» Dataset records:

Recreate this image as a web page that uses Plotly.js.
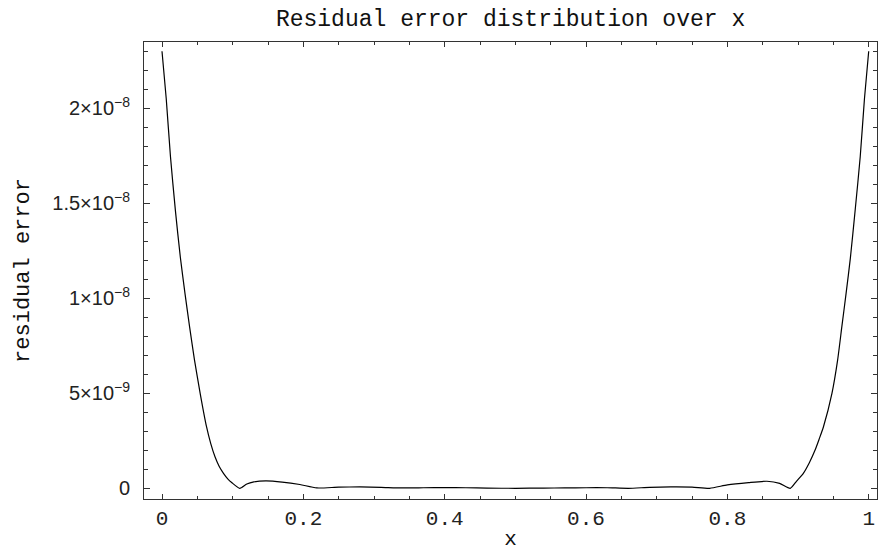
<!DOCTYPE html>
<html>
<head>
<meta charset="utf-8">
<script src="https://cdn.plot.ly/plotly-3.0.1.min.js"></script>
<style>html,body{margin:0;padding:0;background:#fff;}#chart{width:878px;height:552px;}</style>
</head>
<body>
<div id="chart"></div>
<script>
// x positions sampled along the curve
const xValues = [0, 0.006, 0.012, 0.019, 0.026, 0.0325, 0.039, 0.046, 0.054, 0.063, 0.069, 0.075, 0.081, 0.087, 0.093, 0.099, 0.110,
  0.120, 0.130, 0.147, 0.170, 0.195, 0.219, 0.25, 0.28, 0.31, 0.34, 0.37, 0.40, 0.43, 0.46, 0.50, 0.54, 0.57,
  0.60, 0.63, 0.66, 0.69, 0.72, 0.75, 0.775, 0.80, 0.83, 0.856, 0.874, 0.889, 0.898, 0.9075, 0.916, 0.924, 0.930, 0.936,
  0.948, 0.956, 0.962, 0.968, 0.974, 0.981, 0.988, 0.994, 1.0];
// residual error values
const residualError = [2.30e-8, 2.05e-8, 1.745e-8, 1.46e-8, 1.215e-8, 1.026e-8, 8.51e-9, 6.75e-9, 5.0e-9, 3.24e-9,
  2.35e-9, 1.66e-9, 1.15e-9, 7.9e-10, 5.0e-10, 2.9e-10, 0.0,
  2.3e-10, 3.4e-10, 3.9e-10, 3.3e-10, 2.0e-10, 2e-11, 6e-11, 7e-11, 5e-11, 2e-11, 3e-11, 4e-11, 3e-11, 1e-11,
  0.0, 1e-11, 2e-11, 3e-11, 3e-11, 0.0, 5e-11, 7e-11, 6e-11, 0.0, 1.8e-10, 3.0e-10, 3.7e-10, 2.6e-10, 0.0,
  3.8e-10, 7.9e-10, 1.35e-9, 2.0e-9, 2.6e-9, 3.24e-9, 5.0e-9, 6.75e-9, 8.51e-9, 1.026e-8, 1.21e-8, 1.47e-8, 1.745e-8, 2.05e-8, 2.30e-8];
// y tick values and labels
const yTickValues = [0, 5e-9, 1e-8, 1.5e-8, 2e-8];
const yTickLabels = ['0', '5×10<sup>−9</sup>', '1×10<sup>−8</sup>', '1.5×10<sup>−8</sup>', '2×10<sup>−8</sup>'];
const titleText = 'Residual error distribution over x';
const xTitle = 'x';
const yTitle = 'residual error';

const mono = 'Liberation Mono, Courier New, monospace';
const sans = 'Liberation Sans, Arial, sans-serif';

const trace = {
  x: xValues, y: residualError, type: 'scatter', mode: 'lines',
  line: {color: '#000', width: 1.2, shape: 'spline', smoothing: 0.6}, hoverinfo: 'skip'
};

const layout = {
  width: 878, height: 552,
  margin: {l: 144, r: 1, t: 42, b: 53, pad: 0},
  paper_bgcolor: '#fff', plot_bgcolor: '#fff',
  showlegend: false,
  title: {text: titleText, x: 0.5815, xref: 'container', xanchor: 'center', y: 0.967, yref: 'container', yanchor: 'middle',
    font: {family: mono, size: 23, color: '#111'}},
  xaxis: {
    range: [-0.02547, 1.01174], showgrid: false, zeroline: false,
    showline: true, linecolor: '#333', linewidth: 1, mirror: 'allticks',
    ticks: 'inside', ticklen: 5, tickcolor: '#333', tickwidth: 1,
    tickmode: 'linear', tick0: 0, dtick: 0.2,
    tickfont: {family: mono, size: 21, color: '#222'},
    minor: {ticks: 'inside', ticklen: 3, tickcolor: '#333', tickmode: 'linear', tick0: 0, dtick: 0.05, showgrid: false},
    title: {text: xTitle, font: {family: mono, size: 21, color: '#111'}, standoff: 0},
    automargin: false
  },
  yaxis: {
    range: [-5.63e-10, 2.349e-8], showgrid: false, zeroline: false,
    showline: true, linecolor: '#333', linewidth: 1, mirror: 'allticks',
    ticks: 'inside', ticklen: 6, tickcolor: '#333', tickwidth: 1,
    tickmode: 'array', tickvals: yTickValues, ticktext: yTickLabels,
    ticklabelstandoff: 9,
    tickfont: {family: sans, size: 20, color: '#222'},
    minor: {ticks: 'inside', ticklen: 4, tickcolor: '#333', tickmode: 'linear', tick0: 0, dtick: 1e-9, showgrid: false},
    title: {text: yTitle, font: {family: mono, size: 22, color: '#111'}, standoff: 16},
    automargin: false
  }
};

Plotly.newPlot('chart', [trace], layout, {displayModeBar: false, staticPlot: true});
</script>
</body>
</html>
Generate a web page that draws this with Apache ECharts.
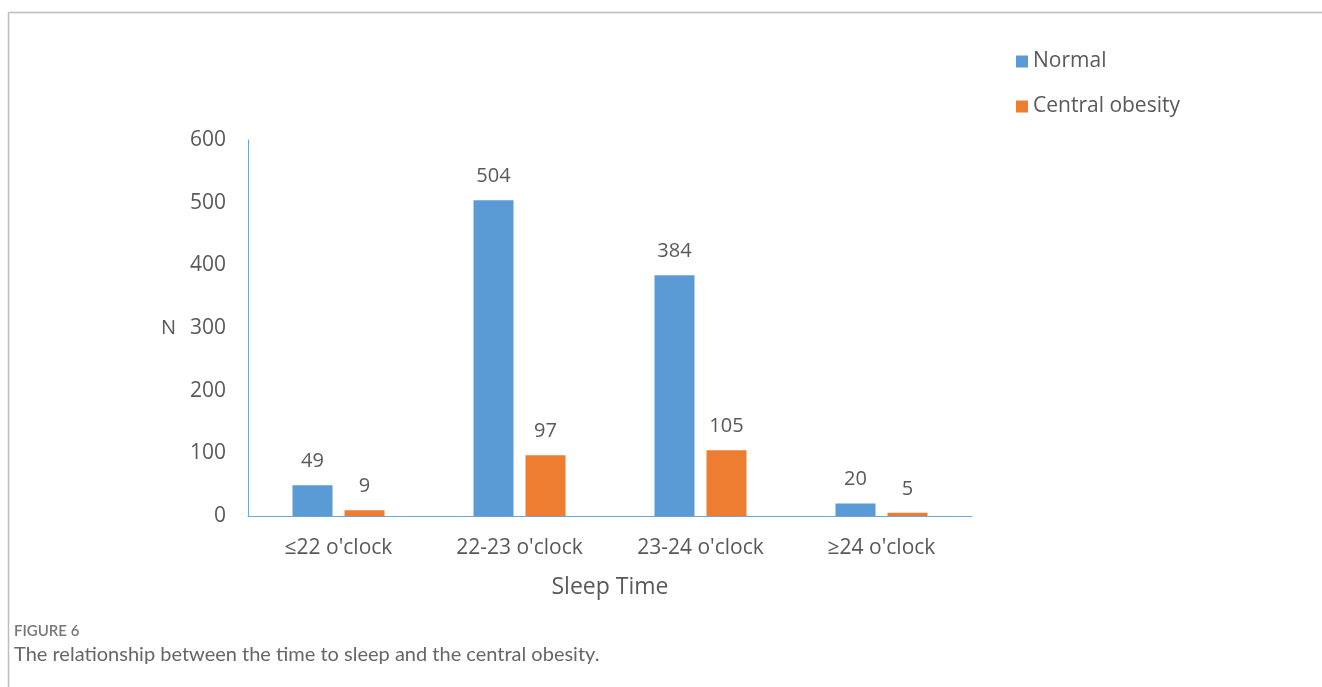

» Task statement: Make a verbatim copy of all the entries and strip out the pictures.

» Solution to this task:
Recreate this image as a web page that uses Plotly.js.
<!DOCTYPE html>
<html>
<head>
<meta charset="utf-8">
<script src="https://cdn.plot.ly/plotly-3.0.1.min.js"></script>
<style>html,body{margin:0;padding:0;background:#fff;}#chart{width:878px;height:552px;}</style>
</head>
<body>
<div id="chart"></div>
<script>
// x positions sampled along the curve
const xValues = [0, 0.006, 0.012, 0.019, 0.026, 0.0325, 0.039, 0.046, 0.054, 0.063, 0.069, 0.075, 0.081, 0.087, 0.093, 0.099, 0.110,
  0.120, 0.130, 0.147, 0.170, 0.195, 0.219, 0.25, 0.28, 0.31, 0.34, 0.37, 0.40, 0.43, 0.46, 0.50, 0.54, 0.57,
  0.60, 0.63, 0.66, 0.69, 0.72, 0.75, 0.775, 0.80, 0.83, 0.856, 0.874, 0.889, 0.898, 0.9075, 0.916, 0.924, 0.930, 0.936,
  0.948, 0.956, 0.962, 0.968, 0.974, 0.981, 0.988, 0.994, 1.0];
// residual error values
const residualError = [2.30e-8, 2.05e-8, 1.745e-8, 1.46e-8, 1.215e-8, 1.026e-8, 8.51e-9, 6.75e-9, 5.0e-9, 3.24e-9,
  2.35e-9, 1.66e-9, 1.15e-9, 7.9e-10, 5.0e-10, 2.9e-10, 0.0,
  2.3e-10, 3.4e-10, 3.9e-10, 3.3e-10, 2.0e-10, 2e-11, 6e-11, 7e-11, 5e-11, 2e-11, 3e-11, 4e-11, 3e-11, 1e-11,
  0.0, 1e-11, 2e-11, 3e-11, 3e-11, 0.0, 5e-11, 7e-11, 6e-11, 0.0, 1.8e-10, 3.0e-10, 3.7e-10, 2.6e-10, 0.0,
  3.8e-10, 7.9e-10, 1.35e-9, 2.0e-9, 2.6e-9, 3.24e-9, 5.0e-9, 6.75e-9, 8.51e-9, 1.026e-8, 1.21e-8, 1.47e-8, 1.745e-8, 2.05e-8, 2.30e-8];
// y tick values and labels
const yTickValues = [0, 5e-9, 1e-8, 1.5e-8, 2e-8];
const yTickLabels = ['0', '5×10<sup>−9</sup>', '1×10<sup>−8</sup>', '1.5×10<sup>−8</sup>', '2×10<sup>−8</sup>'];
const titleText = 'Residual error distribution over x';
const xTitle = 'x';
const yTitle = 'residual error';

const mono = 'Liberation Mono, Courier New, monospace';
const sans = 'Liberation Sans, Arial, sans-serif';

const trace = {
  x: xValues, y: residualError, type: 'scatter', mode: 'lines',
  line: {color: '#000', width: 1.2, shape: 'spline', smoothing: 0.6}, hoverinfo: 'skip'
};

const layout = {
  width: 878, height: 552,
  margin: {l: 144, r: 1, t: 42, b: 53, pad: 0},
  paper_bgcolor: '#fff', plot_bgcolor: '#fff',
  showlegend: false,
  title: {text: titleText, x: 0.5815, xref: 'container', xanchor: 'center', y: 0.967, yref: 'container', yanchor: 'middle',
    font: {family: mono, size: 23, color: '#111'}},
  xaxis: {
    range: [-0.02547, 1.01174], showgrid: false, zeroline: false,
    showline: true, linecolor: '#333', linewidth: 1, mirror: 'allticks',
    ticks: 'inside', ticklen: 5, tickcolor: '#333', tickwidth: 1,
    tickmode: 'linear', tick0: 0, dtick: 0.2,
    tickfont: {family: mono, size: 21, color: '#222'},
    minor: {ticks: 'inside', ticklen: 3, tickcolor: '#333', tickmode: 'linear', tick0: 0, dtick: 0.05, showgrid: false},
    title: {text: xTitle, font: {family: mono, size: 21, color: '#111'}, standoff: 0},
    automargin: false
  },
  yaxis: {
    range: [-5.63e-10, 2.349e-8], showgrid: false, zeroline: false,
    showline: true, linecolor: '#333', linewidth: 1, mirror: 'allticks',
    ticks: 'inside', ticklen: 6, tickcolor: '#333', tickwidth: 1,
    tickmode: 'array', tickvals: yTickValues, ticktext: yTickLabels,
    ticklabelstandoff: 9,
    tickfont: {family: sans, size: 20, color: '#222'},
    minor: {ticks: 'inside', ticklen: 4, tickcolor: '#333', tickmode: 'linear', tick0: 0, dtick: 1e-9, showgrid: false},
    title: {text: yTitle, font: {family: mono, size: 22, color: '#111'}, standoff: 16},
    automargin: false
  }
};

Plotly.newPlot('chart', [trace], layout, {displayModeBar: false, staticPlot: true});
</script>
</body>
</html>
Generate a web page that draws this with Apache ECharts.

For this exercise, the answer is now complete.